GIVEN INSTRUCTION: Write out the data below in full. Keep it exact.

RECORDS SUPPLIED:
• • • •

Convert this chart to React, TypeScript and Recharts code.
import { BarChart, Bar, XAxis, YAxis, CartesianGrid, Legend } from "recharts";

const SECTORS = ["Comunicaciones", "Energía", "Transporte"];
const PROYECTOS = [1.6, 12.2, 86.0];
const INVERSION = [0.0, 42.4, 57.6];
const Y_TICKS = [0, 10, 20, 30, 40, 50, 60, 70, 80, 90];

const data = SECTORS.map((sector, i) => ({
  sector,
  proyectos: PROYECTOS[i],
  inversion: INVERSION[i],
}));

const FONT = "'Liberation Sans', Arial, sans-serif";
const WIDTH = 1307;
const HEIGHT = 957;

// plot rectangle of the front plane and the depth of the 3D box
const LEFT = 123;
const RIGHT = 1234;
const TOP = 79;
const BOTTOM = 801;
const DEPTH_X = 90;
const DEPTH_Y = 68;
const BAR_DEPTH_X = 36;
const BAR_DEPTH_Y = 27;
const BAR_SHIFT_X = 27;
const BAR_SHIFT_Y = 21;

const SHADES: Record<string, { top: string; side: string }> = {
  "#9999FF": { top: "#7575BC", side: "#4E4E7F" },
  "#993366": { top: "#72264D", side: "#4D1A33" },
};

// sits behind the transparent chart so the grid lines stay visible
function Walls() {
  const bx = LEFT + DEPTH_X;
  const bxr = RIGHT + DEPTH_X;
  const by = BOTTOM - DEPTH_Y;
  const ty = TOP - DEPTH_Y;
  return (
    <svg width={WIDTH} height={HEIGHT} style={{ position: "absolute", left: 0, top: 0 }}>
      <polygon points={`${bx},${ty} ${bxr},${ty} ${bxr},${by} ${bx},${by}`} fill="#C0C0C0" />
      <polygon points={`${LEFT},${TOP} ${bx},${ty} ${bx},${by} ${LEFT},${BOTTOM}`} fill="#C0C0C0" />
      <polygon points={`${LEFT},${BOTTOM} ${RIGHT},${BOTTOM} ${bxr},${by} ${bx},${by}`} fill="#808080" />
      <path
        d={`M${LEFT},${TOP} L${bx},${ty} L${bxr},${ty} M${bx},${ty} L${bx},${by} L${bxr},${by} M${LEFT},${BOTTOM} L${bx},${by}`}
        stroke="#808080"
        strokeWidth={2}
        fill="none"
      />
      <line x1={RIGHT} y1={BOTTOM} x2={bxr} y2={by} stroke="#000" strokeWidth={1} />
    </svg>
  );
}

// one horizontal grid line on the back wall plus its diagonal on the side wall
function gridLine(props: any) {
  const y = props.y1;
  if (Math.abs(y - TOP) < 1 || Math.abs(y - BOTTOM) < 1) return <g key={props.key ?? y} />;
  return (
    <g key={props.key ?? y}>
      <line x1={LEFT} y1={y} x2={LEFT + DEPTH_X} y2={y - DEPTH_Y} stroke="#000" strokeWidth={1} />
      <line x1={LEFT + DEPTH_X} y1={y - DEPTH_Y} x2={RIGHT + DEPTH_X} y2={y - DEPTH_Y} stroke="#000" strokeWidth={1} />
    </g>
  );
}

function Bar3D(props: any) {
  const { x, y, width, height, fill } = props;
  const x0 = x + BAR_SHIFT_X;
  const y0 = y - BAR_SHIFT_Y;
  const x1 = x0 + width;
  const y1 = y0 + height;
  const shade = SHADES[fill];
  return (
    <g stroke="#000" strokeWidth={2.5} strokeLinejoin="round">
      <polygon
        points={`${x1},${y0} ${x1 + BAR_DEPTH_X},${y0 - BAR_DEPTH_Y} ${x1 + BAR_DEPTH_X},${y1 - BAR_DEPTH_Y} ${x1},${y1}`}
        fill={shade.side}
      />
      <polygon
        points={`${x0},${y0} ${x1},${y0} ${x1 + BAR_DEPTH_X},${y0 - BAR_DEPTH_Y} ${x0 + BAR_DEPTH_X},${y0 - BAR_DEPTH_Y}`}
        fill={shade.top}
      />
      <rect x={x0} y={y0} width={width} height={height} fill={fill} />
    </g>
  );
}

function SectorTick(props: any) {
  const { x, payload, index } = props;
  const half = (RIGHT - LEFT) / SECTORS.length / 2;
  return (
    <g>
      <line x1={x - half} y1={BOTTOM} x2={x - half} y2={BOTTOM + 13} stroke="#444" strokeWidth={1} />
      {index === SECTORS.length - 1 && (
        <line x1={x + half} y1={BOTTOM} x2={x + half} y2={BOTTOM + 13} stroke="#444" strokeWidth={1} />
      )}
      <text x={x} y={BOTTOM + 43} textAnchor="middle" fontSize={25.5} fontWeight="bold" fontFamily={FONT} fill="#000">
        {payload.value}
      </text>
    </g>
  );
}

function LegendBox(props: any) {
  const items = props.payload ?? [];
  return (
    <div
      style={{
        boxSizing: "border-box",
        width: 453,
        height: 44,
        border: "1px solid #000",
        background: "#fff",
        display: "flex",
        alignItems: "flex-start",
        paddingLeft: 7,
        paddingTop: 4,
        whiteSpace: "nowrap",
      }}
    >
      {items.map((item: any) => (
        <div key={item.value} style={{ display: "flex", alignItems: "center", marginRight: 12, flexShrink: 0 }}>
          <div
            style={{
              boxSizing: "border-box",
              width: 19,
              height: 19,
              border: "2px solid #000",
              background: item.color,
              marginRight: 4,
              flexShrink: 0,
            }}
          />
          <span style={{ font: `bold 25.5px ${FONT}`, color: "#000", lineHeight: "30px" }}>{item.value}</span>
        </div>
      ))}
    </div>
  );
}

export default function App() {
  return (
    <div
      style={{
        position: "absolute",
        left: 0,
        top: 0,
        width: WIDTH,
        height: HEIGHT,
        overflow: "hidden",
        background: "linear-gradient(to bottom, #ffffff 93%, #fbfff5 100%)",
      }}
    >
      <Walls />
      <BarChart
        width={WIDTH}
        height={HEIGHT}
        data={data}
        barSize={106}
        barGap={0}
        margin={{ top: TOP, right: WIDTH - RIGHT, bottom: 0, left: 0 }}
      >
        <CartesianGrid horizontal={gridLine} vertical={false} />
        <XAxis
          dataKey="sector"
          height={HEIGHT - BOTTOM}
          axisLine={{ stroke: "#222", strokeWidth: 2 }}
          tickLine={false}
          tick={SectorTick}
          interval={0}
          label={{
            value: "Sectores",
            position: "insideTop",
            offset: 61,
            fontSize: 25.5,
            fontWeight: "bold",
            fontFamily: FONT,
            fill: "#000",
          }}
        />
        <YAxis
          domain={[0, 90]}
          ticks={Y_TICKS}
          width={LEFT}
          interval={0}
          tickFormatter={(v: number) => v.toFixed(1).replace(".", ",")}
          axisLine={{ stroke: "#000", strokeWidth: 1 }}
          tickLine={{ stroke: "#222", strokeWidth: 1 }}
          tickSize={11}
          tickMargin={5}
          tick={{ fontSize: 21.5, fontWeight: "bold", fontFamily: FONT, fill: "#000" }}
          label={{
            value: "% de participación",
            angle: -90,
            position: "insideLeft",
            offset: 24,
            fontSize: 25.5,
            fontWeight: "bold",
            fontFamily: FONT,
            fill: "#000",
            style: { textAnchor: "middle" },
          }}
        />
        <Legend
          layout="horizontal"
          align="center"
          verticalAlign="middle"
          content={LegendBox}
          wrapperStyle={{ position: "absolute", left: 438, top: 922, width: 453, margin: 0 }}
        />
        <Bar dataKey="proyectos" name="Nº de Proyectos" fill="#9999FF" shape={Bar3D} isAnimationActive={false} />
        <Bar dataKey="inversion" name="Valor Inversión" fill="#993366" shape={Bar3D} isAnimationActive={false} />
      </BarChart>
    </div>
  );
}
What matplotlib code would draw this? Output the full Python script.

• • • •

OUTPUT FOR THIS EXERCISE:
Convert this chart to React, TypeScript and Recharts code.
import { BarChart, Bar, XAxis, YAxis, CartesianGrid, Legend } from "recharts";

const SECTORS = ["Comunicaciones", "Energía", "Transporte"];
const PROYECTOS = [1.6, 12.2, 86.0];
const INVERSION = [0.0, 42.4, 57.6];
const Y_TICKS = [0, 10, 20, 30, 40, 50, 60, 70, 80, 90];

const data = SECTORS.map((sector, i) => ({
  sector,
  proyectos: PROYECTOS[i],
  inversion: INVERSION[i],
}));

const FONT = "'Liberation Sans', Arial, sans-serif";
const WIDTH = 1307;
const HEIGHT = 957;

// plot rectangle of the front plane and the depth of the 3D box
const LEFT = 123;
const RIGHT = 1234;
const TOP = 79;
const BOTTOM = 801;
const DEPTH_X = 90;
const DEPTH_Y = 68;
const BAR_DEPTH_X = 36;
const BAR_DEPTH_Y = 27;
const BAR_SHIFT_X = 27;
const BAR_SHIFT_Y = 21;

const SHADES: Record<string, { top: string; side: string }> = {
  "#9999FF": { top: "#7575BC", side: "#4E4E7F" },
  "#993366": { top: "#72264D", side: "#4D1A33" },
};

// sits behind the transparent chart so the grid lines stay visible
function Walls() {
  const bx = LEFT + DEPTH_X;
  const bxr = RIGHT + DEPTH_X;
  const by = BOTTOM - DEPTH_Y;
  const ty = TOP - DEPTH_Y;
  return (
    <svg width={WIDTH} height={HEIGHT} style={{ position: "absolute", left: 0, top: 0 }}>
      <polygon points={`${bx},${ty} ${bxr},${ty} ${bxr},${by} ${bx},${by}`} fill="#C0C0C0" />
      <polygon points={`${LEFT},${TOP} ${bx},${ty} ${bx},${by} ${LEFT},${BOTTOM}`} fill="#C0C0C0" />
      <polygon points={`${LEFT},${BOTTOM} ${RIGHT},${BOTTOM} ${bxr},${by} ${bx},${by}`} fill="#808080" />
      <path
        d={`M${LEFT},${TOP} L${bx},${ty} L${bxr},${ty} M${bx},${ty} L${bx},${by} L${bxr},${by} M${LEFT},${BOTTOM} L${bx},${by}`}
        stroke="#808080"
        strokeWidth={2}
        fill="none"
      />
      <line x1={RIGHT} y1={BOTTOM} x2={bxr} y2={by} stroke="#000" strokeWidth={1} />
    </svg>
  );
}

// one horizontal grid line on the back wall plus its diagonal on the side wall
function gridLine(props: any) {
  const y = props.y1;
  if (Math.abs(y - TOP) < 1 || Math.abs(y - BOTTOM) < 1) return <g key={props.key ?? y} />;
  return (
    <g key={props.key ?? y}>
      <line x1={LEFT} y1={y} x2={LEFT + DEPTH_X} y2={y - DEPTH_Y} stroke="#000" strokeWidth={1} />
      <line x1={LEFT + DEPTH_X} y1={y - DEPTH_Y} x2={RIGHT + DEPTH_X} y2={y - DEPTH_Y} stroke="#000" strokeWidth={1} />
    </g>
  );
}

function Bar3D(props: any) {
  const { x, y, width, height, fill } = props;
  const x0 = x + BAR_SHIFT_X;
  const y0 = y - BAR_SHIFT_Y;
  const x1 = x0 + width;
  const y1 = y0 + height;
  const shade = SHADES[fill];
  return (
    <g stroke="#000" strokeWidth={2.5} strokeLinejoin="round">
      <polygon
        points={`${x1},${y0} ${x1 + BAR_DEPTH_X},${y0 - BAR_DEPTH_Y} ${x1 + BAR_DEPTH_X},${y1 - BAR_DEPTH_Y} ${x1},${y1}`}
        fill={shade.side}
      />
      <polygon
        points={`${x0},${y0} ${x1},${y0} ${x1 + BAR_DEPTH_X},${y0 - BAR_DEPTH_Y} ${x0 + BAR_DEPTH_X},${y0 - BAR_DEPTH_Y}`}
        fill={shade.top}
      />
      <rect x={x0} y={y0} width={width} height={height} fill={fill} />
    </g>
  );
}

function SectorTick(props: any) {
  const { x, payload, index } = props;
  const half = (RIGHT - LEFT) / SECTORS.length / 2;
  return (
    <g>
      <line x1={x - half} y1={BOTTOM} x2={x - half} y2={BOTTOM + 13} stroke="#444" strokeWidth={1} />
      {index === SECTORS.length - 1 && (
        <line x1={x + half} y1={BOTTOM} x2={x + half} y2={BOTTOM + 13} stroke="#444" strokeWidth={1} />
      )}
      <text x={x} y={BOTTOM + 43} textAnchor="middle" fontSize={25.5} fontWeight="bold" fontFamily={FONT} fill="#000">
        {payload.value}
      </text>
    </g>
  );
}

function LegendBox(props: any) {
  const items = props.payload ?? [];
  return (
    <div
      style={{
        boxSizing: "border-box",
        width: 453,
        height: 44,
        border: "1px solid #000",
        background: "#fff",
        display: "flex",
        alignItems: "flex-start",
        paddingLeft: 7,
        paddingTop: 4,
        whiteSpace: "nowrap",
      }}
    >
      {items.map((item: any) => (
        <div key={item.value} style={{ display: "flex", alignItems: "center", marginRight: 12, flexShrink: 0 }}>
          <div
            style={{
              boxSizing: "border-box",
              width: 19,
              height: 19,
              border: "2px solid #000",
              background: item.color,
              marginRight: 4,
              flexShrink: 0,
            }}
          />
          <span style={{ font: `bold 25.5px ${FONT}`, color: "#000", lineHeight: "30px" }}>{item.value}</span>
        </div>
      ))}
    </div>
  );
}

export default function App() {
  return (
    <div
      style={{
        position: "absolute",
        left: 0,
        top: 0,
        width: WIDTH,
        height: HEIGHT,
        overflow: "hidden",
        background: "linear-gradient(to bottom, #ffffff 93%, #fbfff5 100%)",
      }}
    >
      <Walls />
      <BarChart
        width={WIDTH}
        height={HEIGHT}
        data={data}
        barSize={106}
        barGap={0}
        margin={{ top: TOP, right: WIDTH - RIGHT, bottom: 0, left: 0 }}
      >
        <CartesianGrid horizontal={gridLine} vertical={false} />
        <XAxis
          dataKey="sector"
          height={HEIGHT - BOTTOM}
          axisLine={{ stroke: "#222", strokeWidth: 2 }}
          tickLine={false}
          tick={SectorTick}
          interval={0}
          label={{
            value: "Sectores",
            position: "insideTop",
            offset: 61,
            fontSize: 25.5,
            fontWeight: "bold",
            fontFamily: FONT,
            fill: "#000",
          }}
        />
        <YAxis
          domain={[0, 90]}
          ticks={Y_TICKS}
          width={LEFT}
          interval={0}
          tickFormatter={(v: number) => v.toFixed(1).replace(".", ",")}
          axisLine={{ stroke: "#000", strokeWidth: 1 }}
          tickLine={{ stroke: "#222", strokeWidth: 1 }}
          tickSize={11}
          tickMargin={5}
          tick={{ fontSize: 21.5, fontWeight: "bold", fontFamily: FONT, fill: "#000" }}
          label={{
            value: "% de participación",
            angle: -90,
            position: "insideLeft",
            offset: 24,
            fontSize: 25.5,
            fontWeight: "bold",
            fontFamily: FONT,
            fill: "#000",
            style: { textAnchor: "middle" },
          }}
        />
        <Legend
          layout="horizontal"
          align="center"
          verticalAlign="middle"
          content={LegendBox}
          wrapperStyle={{ position: "absolute", left: 438, top: 922, width: 453, margin: 0 }}
        />
        <Bar dataKey="proyectos" name="Nº de Proyectos" fill="#9999FF" shape={Bar3D} isAnimationActive={false} />
        <Bar dataKey="inversion" name="Valor Inversión" fill="#993366" shape={Bar3D} isAnimationActive={false} />
      </BarChart>
    </div>
  );
}
What matplotlib code would draw this? Output the full Python script.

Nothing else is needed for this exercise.